Rashomon is another 1950 Japanese masterpiece by Akira Kurosawa. It follows an incident in which a bandit kidnaps, rapes a woman and later kills her Samurai husband in the jungle. The story is told in a total of four different perspectives- by the Bandit, the Samurai, the Woman and a Woodcutter.
That’s all to the film and in my opinion, it cannot be spoiled. Different people narrate the same story, the interesting part is everyone has their own version of the incident. The audience has to decide on their own who to believe. All the facts are presented in a way that it becomes impossible to discern who is speaking the truth.
The questions that came to my mind after thinking about this film for a long time is that the things that we think, are they really the fact of the matter? Everyone is right in their own minds but what is the actuality? Is it even possible to know that because people inadvertently speak the lie for which the reason can be anything? Can we even trust our own memories?
It is important to be aware of the social situations of Japan in order to understand and ponder upon this film properly. Social standards, stigmas, norms play a huge role in a person’s behaviour. The simplest non-threatening example of this is the use of words like ‘disabled’. Today the use of this word is a stigma, a person cannot be called ‘disabled’ because it is discriminatory. So the word ‘differently-able’ must be used. The use of words shapes how we look at people and things. When we call an animal, an animal- it is perfectly fine but calling a human being an animal is derogatory because it implies a plethora of things, like the person has no manners and/or is unfit to live in the society, etc. These things go much beyond just word usage. This is the realm of things not said, but understood and these things are social norms. I recommend the following video to understand this better.
Coming back to Japanese society, the era in which this film is the 12th century. Aristocratic women were mainly bound to their houses and were expected to do homely chores and be pretty. The beauty standards for aristocratic Japanese women were unproportionately high. They were expected to shave off their eyebrows and paint them back high up on the forehead. While men were busy fighting battles with each other. Basically, the point is that the modern standards of society did not apply in that era.
Anything in this film is speculation. After the incident, the samurai supposedly rejects the woman stating that she had been with two men, even it is was by no desire of her own. In another story, the woman begs the bandit to kill the samurai because it was too big a burden for her to live with the fact that she had been with two different men. In yet another story the woman pits the two men for a duel and states that and she will go wherever the victor takes her.

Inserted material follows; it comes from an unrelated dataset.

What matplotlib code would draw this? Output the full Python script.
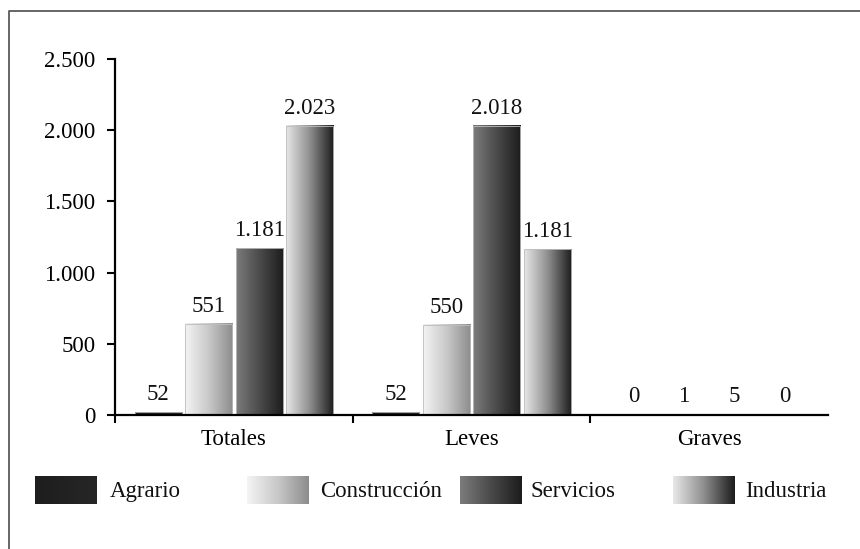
import numpy as np
import matplotlib.pyplot as plt
from matplotlib.colors import LinearSegmentedColormap
from matplotlib.lines import Line2D

plt.rcParams['font.family'] = ['Liberation Serif', 'DejaVu Serif']

# categories and series
grupos = ['Totales', 'Leves', 'Graves']
sectores = ['Agrario', 'Construcción', 'Servicios', 'Industria']

# printed values (labels above the bars)
agrario = [52, 52, 0]
construccion = [551, 550, 1]
servicios = [1181, 2018, 5]
industria = [2023, 1181, 0]

# bar heights as drawn in the picture (they do not quite follow the labels)
alto_agrario = [20, 20, 4]
alto_construccion = [640, 635, 4]
alto_servicios = [1170, 2030, 6]
alto_industria = [2030, 1165, 4]

valores = [agrario, construccion, servicios, industria]
alturas = [alto_agrario, alto_construccion, alto_servicios, alto_industria]

# gradient colours, left to right, for each sector
gradientes = [
    ['#1e1e1e', '#262626'],
    ['#f4f4f4', '#c8c8c8', '#8c8c8c'],
    ['#7c7c7c', '#4a4a4a', '#1c1c1c'],
    ['#e8e8e8', '#8e8e8e', '#1c1c1c'],
]
cmaps = [LinearSegmentedColormap.from_list('g%d' % i, c) for i, c in enumerate(gradientes)]
grad = np.linspace(0, 1, 256).reshape(1, -1)


def etiqueta(v):
    return '{:,}'.format(v).replace(',', '.')


fig = plt.figure(figsize=(8.6, 5.49), dpi=100)
ax = fig.add_axes([115/860, 1 - 415/549, (828 - 115)/860, (415 - 59)/549])

x = np.arange(len(grupos))
paso = 0.2125
ancho = 0.198

for i in range(len(sectores)):
    barras = ax.bar(x + (i - 1.5) * paso, alturas[i], width=ancho,
                    facecolor='none', edgecolor='#bdbdbd', linewidth=0.6, zorder=3)
    for b, v in zip(barras, valores[i]):
        x0, y0 = b.get_xy()
        w, h = b.get_width(), b.get_height()
        ax.imshow(grad, extent=[x0, x0 + w, y0, y0 + h], aspect='auto',
                  cmap=cmaps[i], zorder=2)
        ax.annotate(etiqueta(v), (x0 + w / 2, h), xytext=(0, 5),
                    textcoords='offset points', ha='center', va='bottom',
                    fontsize=16.5, color='#111111')

ax.set_xlim(-0.5, 2.5)
ax.set_ylim(0, 2500)
ax.set_yticks([0, 500, 1000, 1500, 2000, 2500])
ax.set_yticklabels([etiqueta(t) for t in [0, 500, 1000, 1500, 2000, 2500]])
ax.set_xticks(x)
ax.set_xticklabels(grupos)
ax.set_xticks([-0.5, 0.5, 1.5], minor=True)
ax.tick_params(axis='x', which='major', length=0, pad=10, labelsize=16.5)
ax.tick_params(axis='x', which='minor', length=6, width=1.5, direction='out')
ax.tick_params(axis='y', length=6, width=1.5, direction='out', pad=8, labelsize=16.5)
for s in ['top', 'right']:
    ax.spines[s].set_visible(False)
for s in ['left', 'bottom']:
    ax.spines[s].set_linewidth(1.6)
    ax.spines[s].set_zorder(4)

# legend row drawn by hand
lg = fig.add_axes([0, 0, 1, 1], zorder=5)
lg.set_xlim(0, 860)
lg.set_ylim(549, 0)
lg.axis('off')
pos_caja = [35, 247, 460, 673]
pos_texto = [110, 320, 530, 745]
for i, nombre in enumerate(sectores):
    lg.imshow(grad, extent=[pos_caja[i], pos_caja[i] + 62, 504, 476],
              aspect='auto', cmap=cmaps[i])
    lg.text(pos_texto[i], 497, nombre, fontsize=16.5, va='baseline', ha='left',
            color='#111111')
lg.set_xlim(0, 860)
lg.set_ylim(549, 0)

# outer frame (cropped on the right and bottom)
fig.add_artist(Line2D([9/860, 9/860, 1], [0, 1 - 10.5/549, 1 - 10.5/549],
                      transform=fig.transFigure, color='#5a5a5a', linewidth=1.3))

fig.savefig('out.png', dpi=100)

In the end, it’s a mishmash of different perspectives and the audience is left to ponder upon as to what happened. This intrigued me and led me to draw a parallel with the current scenario of the society. Particularly with the existence of multiple channels of receiving information, it is close to impossible to know the truth. Rashomon depicts this with the simplest form of communication- speech. Speech knowingly or unknowingly is deceptive. The use of particular words, their arrangement and the tone in which they are spoken determine what message is being conveyed. Then it needs to be processed by the receiver and understood. In modern society we have many more forms of receiving information- SMS, tweets, podcasts, videos, memes- the list is unending. This situation begs an important question that what we believe, think or act upon, does it really exist? Are we being deceived? Do we have all the facts, if we do, how are we sure about it? Supposedly we do have all the facts, then are we capable enough to discern them to the utmost extent? Every situation has a flipside, do we ever take that into consideration? Even if we do how are we even sure?
There is no way to know anything with 100% certainty and Rashomon depicts this masterfully. Everyone speaks what’s there in their own interest and it is up to us to believe that or not. In the end, it can only be hoped that what we believe is the truth because if it is not then there are unforeseen consequences, which can go out of hand.
Rashomon is such a powerful film that it makes a philosopher out of a regular dude like me. No wonder, Akira Kurosawa is an unparalleled master of cinema.